Die baskischen politischen Gefangenen leben in der Haft unter extremen Bedingungen. Während noch in den 80er Jahren die meisten von ihnen in einigen wenigen Haftanstalten festgehalten wurden, die mehr oder weniger nahe am Baskenland lagen – wodurch ihnen der direkte Kontakt mit Genossinnen und Genossen sowie mit ihren Familienangehörigen ermöglicht wurde –, änderte sich das ab 1989. Die übergroße Mehrheit der Gefangenen wurde auf praktisch alle Gefängnisse Spaniens und Frankreichs verteilt, Hunderte oder sogar Tausende Kilometer von ihrer baskischen Heimat entfernt. Dieser Zustand dauert bis heute an. Das Ziel ist, die Inhaftierten soweit wie möglich von ihrem gesellschaftlichen Umfeld zu isolieren und sie auf diese Weise zu demoralisieren. Bestraft werden so auch Familienangehörige und Freunde, die jedes Wochenende lange Reisen auf sich nehmen müssen, um Besuche von 40 Minuten Dauer durchführen zu können.

Ein Großteil der aktuell 327 Gefangenen verbüßt praktisch lebenslange Haftstrafen, weil sie bis zu 40 Jahren Gefängnis verurteilt wurden. Praktisch alle Mitglieder des Kollektivs wurden als Gefangene »ersten Grades« eingestuft, was für sie mindestens 20 Stunden am Tag Einschluss in der Zelle bedeutet. Sie sind über Jahrzehnte extremer Überwachung und Zensur aller Besuche sowie ihrer gesamten telefonischen oder schriftlichen Kommunikation ausgesetzt. Die Haltung der Vollzugsbeamten ihnen gegenüber ist feindselig und angespannt, immer wieder werden Schläge und Misshandlungen angeprangert.

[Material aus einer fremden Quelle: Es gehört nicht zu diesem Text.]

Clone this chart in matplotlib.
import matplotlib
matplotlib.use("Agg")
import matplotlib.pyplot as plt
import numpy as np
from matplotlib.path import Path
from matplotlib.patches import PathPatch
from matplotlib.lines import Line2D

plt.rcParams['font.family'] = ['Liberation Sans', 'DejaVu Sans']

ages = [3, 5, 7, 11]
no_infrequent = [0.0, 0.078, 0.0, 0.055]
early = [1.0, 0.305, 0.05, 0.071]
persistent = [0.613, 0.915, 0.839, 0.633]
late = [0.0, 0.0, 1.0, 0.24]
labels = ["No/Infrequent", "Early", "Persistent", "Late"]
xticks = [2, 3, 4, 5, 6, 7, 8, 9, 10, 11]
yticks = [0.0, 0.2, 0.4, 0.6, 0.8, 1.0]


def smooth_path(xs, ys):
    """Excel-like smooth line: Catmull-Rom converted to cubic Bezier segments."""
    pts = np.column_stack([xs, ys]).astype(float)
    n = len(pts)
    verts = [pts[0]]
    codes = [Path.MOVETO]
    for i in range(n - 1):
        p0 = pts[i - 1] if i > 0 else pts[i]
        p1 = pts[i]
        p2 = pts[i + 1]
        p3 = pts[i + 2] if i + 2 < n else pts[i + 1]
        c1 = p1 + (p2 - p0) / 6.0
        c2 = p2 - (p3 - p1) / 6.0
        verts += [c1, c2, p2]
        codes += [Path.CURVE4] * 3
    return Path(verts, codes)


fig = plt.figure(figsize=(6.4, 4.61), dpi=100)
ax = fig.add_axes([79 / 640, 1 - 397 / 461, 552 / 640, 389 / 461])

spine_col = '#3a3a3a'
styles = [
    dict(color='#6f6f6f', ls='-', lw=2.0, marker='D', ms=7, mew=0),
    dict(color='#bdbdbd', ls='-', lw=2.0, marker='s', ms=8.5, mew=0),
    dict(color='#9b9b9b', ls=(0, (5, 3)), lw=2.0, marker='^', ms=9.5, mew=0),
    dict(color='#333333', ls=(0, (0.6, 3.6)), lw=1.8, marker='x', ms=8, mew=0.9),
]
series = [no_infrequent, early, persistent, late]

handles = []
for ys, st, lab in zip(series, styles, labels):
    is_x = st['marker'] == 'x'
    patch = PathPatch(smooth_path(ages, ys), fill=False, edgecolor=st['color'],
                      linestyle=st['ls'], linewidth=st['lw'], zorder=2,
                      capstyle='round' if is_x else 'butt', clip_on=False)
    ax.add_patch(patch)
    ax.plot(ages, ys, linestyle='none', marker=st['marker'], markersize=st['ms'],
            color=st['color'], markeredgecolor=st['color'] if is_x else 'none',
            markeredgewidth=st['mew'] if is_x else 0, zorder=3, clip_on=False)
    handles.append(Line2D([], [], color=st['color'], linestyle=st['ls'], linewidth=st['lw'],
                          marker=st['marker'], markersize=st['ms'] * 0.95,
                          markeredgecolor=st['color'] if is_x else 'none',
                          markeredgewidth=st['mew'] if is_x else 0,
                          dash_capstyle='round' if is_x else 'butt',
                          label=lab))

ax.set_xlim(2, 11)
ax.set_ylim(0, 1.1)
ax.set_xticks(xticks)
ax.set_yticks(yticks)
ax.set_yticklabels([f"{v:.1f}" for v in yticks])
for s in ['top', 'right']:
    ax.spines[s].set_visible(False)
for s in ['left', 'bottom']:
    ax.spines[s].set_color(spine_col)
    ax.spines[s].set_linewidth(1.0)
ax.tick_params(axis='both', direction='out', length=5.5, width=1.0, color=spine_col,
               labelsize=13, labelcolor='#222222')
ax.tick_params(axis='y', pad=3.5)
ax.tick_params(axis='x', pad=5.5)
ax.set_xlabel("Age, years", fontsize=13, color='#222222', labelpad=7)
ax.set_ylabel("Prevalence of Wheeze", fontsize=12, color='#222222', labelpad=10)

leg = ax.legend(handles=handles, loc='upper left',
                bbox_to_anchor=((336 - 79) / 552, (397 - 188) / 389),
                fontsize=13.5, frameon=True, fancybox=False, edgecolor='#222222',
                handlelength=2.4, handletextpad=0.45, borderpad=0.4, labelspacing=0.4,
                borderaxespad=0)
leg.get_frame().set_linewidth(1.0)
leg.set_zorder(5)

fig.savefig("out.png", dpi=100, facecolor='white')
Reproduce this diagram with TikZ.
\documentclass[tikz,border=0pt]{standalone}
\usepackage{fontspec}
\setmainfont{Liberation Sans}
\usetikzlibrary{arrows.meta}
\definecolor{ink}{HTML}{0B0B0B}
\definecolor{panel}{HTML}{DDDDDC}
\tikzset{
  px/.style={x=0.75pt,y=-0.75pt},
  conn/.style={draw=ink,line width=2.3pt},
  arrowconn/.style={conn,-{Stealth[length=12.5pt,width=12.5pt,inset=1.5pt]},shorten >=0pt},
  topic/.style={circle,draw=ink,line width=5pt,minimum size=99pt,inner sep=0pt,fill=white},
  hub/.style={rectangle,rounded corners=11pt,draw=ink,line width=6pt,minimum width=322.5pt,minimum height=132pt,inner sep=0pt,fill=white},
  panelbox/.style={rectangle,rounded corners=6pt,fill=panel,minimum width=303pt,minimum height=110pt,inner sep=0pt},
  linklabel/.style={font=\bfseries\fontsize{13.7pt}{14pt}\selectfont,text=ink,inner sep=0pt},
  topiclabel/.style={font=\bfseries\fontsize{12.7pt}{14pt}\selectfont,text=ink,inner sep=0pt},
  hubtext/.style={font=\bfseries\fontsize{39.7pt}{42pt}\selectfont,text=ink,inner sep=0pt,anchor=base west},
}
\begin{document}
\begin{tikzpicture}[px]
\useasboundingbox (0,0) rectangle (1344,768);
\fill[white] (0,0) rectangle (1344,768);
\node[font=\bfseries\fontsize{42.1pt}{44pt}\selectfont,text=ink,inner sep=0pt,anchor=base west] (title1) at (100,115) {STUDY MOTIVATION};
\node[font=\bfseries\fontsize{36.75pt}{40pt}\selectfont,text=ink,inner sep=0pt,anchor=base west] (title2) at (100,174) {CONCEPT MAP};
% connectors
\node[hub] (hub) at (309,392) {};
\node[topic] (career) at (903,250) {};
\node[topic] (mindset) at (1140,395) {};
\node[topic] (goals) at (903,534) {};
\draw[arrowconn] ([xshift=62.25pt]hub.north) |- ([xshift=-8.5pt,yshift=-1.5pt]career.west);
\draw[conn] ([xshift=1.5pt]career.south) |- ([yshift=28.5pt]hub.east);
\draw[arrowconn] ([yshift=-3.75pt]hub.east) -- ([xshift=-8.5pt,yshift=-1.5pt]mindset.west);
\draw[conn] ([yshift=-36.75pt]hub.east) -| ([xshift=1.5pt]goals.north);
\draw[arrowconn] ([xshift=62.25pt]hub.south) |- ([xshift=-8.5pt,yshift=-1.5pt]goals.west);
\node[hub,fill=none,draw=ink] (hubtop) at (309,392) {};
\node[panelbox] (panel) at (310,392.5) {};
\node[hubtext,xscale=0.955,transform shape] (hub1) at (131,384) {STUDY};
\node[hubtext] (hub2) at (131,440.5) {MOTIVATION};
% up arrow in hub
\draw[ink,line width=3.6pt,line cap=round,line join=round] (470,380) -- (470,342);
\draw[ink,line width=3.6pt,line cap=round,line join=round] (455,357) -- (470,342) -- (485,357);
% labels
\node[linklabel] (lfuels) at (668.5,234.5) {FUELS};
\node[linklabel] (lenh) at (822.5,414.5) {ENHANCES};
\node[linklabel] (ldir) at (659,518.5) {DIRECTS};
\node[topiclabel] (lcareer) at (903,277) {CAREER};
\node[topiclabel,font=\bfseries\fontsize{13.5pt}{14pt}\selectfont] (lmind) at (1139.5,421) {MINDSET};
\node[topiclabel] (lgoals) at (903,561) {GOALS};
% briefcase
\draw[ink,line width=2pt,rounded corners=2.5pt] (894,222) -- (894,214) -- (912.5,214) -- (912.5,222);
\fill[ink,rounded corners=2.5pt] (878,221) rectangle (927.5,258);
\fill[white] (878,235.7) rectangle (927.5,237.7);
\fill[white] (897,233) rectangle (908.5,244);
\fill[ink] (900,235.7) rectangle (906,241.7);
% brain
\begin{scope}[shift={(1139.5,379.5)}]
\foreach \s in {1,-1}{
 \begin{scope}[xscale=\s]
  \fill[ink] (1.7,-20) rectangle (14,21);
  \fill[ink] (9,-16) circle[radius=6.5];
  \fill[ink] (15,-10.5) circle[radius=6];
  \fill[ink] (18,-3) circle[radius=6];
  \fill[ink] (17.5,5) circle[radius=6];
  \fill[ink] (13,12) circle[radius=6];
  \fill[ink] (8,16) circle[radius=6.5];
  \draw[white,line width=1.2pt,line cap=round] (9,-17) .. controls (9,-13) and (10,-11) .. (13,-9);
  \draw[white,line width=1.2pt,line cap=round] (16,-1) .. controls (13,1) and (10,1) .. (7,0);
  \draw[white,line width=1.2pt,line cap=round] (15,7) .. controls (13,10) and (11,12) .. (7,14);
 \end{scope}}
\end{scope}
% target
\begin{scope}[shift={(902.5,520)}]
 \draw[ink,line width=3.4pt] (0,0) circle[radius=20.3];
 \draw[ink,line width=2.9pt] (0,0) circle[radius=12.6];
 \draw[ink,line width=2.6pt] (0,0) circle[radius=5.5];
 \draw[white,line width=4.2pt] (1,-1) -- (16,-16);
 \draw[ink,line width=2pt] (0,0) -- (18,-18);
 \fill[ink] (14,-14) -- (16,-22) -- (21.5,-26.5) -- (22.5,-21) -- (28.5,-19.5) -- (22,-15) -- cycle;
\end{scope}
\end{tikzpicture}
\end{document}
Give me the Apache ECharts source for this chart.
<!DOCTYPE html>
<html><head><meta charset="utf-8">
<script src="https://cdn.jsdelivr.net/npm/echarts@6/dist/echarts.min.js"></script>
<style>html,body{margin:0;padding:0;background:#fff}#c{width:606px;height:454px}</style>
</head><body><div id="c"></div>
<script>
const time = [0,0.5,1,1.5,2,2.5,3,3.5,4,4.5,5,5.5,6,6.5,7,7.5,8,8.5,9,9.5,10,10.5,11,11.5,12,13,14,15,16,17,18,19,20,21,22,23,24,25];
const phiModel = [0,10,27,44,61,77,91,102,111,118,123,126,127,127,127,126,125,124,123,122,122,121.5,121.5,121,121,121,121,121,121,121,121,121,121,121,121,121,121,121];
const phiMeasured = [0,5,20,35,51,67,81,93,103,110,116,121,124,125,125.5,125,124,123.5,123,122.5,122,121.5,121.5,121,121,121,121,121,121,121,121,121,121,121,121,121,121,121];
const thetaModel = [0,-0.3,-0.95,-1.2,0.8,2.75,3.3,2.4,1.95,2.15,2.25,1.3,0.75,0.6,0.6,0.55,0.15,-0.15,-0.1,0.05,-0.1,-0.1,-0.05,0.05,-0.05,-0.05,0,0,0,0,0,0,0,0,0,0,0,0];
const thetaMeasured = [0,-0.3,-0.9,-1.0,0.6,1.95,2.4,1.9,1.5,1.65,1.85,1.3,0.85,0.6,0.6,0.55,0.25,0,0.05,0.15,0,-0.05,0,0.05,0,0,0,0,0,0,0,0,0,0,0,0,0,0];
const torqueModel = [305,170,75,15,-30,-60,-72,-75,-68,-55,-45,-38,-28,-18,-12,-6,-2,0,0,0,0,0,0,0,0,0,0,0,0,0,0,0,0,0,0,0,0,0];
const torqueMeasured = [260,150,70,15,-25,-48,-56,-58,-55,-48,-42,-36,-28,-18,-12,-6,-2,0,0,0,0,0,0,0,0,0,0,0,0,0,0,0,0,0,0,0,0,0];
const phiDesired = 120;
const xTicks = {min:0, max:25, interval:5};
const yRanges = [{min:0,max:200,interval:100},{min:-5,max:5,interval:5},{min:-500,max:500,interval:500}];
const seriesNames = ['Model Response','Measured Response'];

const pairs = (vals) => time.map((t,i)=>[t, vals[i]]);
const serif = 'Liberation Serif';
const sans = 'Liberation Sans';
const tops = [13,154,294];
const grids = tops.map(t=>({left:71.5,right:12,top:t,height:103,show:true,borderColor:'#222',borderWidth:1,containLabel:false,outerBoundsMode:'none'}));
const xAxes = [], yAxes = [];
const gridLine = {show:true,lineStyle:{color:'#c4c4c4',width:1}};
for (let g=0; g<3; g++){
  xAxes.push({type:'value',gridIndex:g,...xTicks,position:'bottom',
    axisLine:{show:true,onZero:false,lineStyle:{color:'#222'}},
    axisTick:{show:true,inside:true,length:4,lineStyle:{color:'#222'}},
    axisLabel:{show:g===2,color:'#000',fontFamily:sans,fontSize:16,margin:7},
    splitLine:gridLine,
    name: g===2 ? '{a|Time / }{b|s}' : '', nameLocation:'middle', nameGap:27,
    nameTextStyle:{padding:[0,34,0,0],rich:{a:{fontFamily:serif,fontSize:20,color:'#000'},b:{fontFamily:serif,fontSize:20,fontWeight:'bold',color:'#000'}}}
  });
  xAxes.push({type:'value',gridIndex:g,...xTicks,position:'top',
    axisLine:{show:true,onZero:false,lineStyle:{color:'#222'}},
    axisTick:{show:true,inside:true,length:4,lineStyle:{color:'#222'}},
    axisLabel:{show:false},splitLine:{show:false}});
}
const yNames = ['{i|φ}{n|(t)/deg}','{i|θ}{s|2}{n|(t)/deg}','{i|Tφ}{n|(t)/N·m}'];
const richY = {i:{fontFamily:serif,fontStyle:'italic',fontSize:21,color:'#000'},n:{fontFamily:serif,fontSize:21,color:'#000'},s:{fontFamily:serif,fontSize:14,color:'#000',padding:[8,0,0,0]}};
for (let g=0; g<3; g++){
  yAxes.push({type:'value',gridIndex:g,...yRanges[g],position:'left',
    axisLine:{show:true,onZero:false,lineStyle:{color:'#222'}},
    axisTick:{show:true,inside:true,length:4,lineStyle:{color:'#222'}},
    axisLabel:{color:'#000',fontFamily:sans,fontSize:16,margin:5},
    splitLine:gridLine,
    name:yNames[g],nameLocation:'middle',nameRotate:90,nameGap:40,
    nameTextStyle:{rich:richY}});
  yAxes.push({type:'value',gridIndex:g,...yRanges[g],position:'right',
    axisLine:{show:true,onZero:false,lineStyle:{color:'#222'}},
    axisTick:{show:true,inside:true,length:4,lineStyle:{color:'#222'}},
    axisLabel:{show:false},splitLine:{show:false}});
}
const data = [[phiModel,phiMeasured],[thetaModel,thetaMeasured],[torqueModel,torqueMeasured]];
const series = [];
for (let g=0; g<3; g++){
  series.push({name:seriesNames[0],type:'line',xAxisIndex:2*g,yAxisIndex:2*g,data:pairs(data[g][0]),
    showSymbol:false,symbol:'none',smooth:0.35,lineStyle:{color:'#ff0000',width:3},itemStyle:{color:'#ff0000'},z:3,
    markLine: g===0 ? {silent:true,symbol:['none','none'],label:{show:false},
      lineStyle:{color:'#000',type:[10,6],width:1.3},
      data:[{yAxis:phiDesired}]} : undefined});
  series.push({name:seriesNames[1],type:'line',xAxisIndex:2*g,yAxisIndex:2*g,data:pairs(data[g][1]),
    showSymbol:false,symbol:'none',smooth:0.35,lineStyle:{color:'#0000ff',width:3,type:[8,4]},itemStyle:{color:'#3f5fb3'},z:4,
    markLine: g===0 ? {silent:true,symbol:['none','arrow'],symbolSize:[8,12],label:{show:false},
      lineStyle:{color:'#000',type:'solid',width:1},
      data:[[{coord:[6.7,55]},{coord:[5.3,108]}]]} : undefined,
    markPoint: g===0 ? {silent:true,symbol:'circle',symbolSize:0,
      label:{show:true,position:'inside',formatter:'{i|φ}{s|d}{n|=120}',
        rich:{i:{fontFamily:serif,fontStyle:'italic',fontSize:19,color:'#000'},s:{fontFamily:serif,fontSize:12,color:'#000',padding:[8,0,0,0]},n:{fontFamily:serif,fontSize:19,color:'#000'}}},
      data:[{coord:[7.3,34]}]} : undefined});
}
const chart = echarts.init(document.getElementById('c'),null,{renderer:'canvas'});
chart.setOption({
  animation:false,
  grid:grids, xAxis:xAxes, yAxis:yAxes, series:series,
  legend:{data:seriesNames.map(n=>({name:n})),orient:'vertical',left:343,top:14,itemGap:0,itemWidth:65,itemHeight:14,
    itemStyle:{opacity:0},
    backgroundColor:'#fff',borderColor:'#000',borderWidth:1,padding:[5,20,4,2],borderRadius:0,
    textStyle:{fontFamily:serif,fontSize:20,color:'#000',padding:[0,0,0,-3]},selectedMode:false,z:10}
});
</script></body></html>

Diese extremen Bedingungen haben zum frühzeitigen Tod des gerade erst 46 Jahre alten Kepa del Hoyo geführt. Natürliche Ursache? Ja, denn wenn jemand über Jahre einem so harten Regime ausgesetzt ist, ist Sterben nur natürlich. Kepa hinterlässt eine Frau und einen 20jährigen Sohn. Insgesamt sind bereits zwei Dutzend Menschen im Gefängnis oder nach ihrer Entlassung an den Folgen der Haft gestorben. 16 Angehörige kamen ums Leben, als sie auf der Reise waren, um ihre Lieben zu besuchen. Niemand von ihnen wird offiziell als Opfer des baskischen Konflikts anerkannt.

Trotzdem hat die Politik des »Teile und Herrsche« ihr Ziel nicht erreicht. Das Kollektiv der Gefangenen präsentiert sich nach wie vor vereint. Und in Euskal Herria, im Baskenland, ist die Strategie von Madrid und Paris politisch, institutionell und gesellschaftlich gescheitert. Alle Parteien außer der postfranquistischen PP von Ministerpräsident Mariano Rajoy lehnen die unmenschliche und sinnlose Gefängnispolitik an. Alle Institutionen des Landes – beide Regierungen und autonomen Parlamente in Spanien und das Pays Basque in Frankreich – fordern eine Überführung der Gefängnisverwaltung in ihre Verantwortung. Und die baskische Gesellschaft lehnt die Politik gegen die Gefangenen entschieden ab und demonstriert das Jahr für Jahr mit Hunderttausenden Menschen auf den größten Demonstrationen, die es in unserem kleinen Land gibt.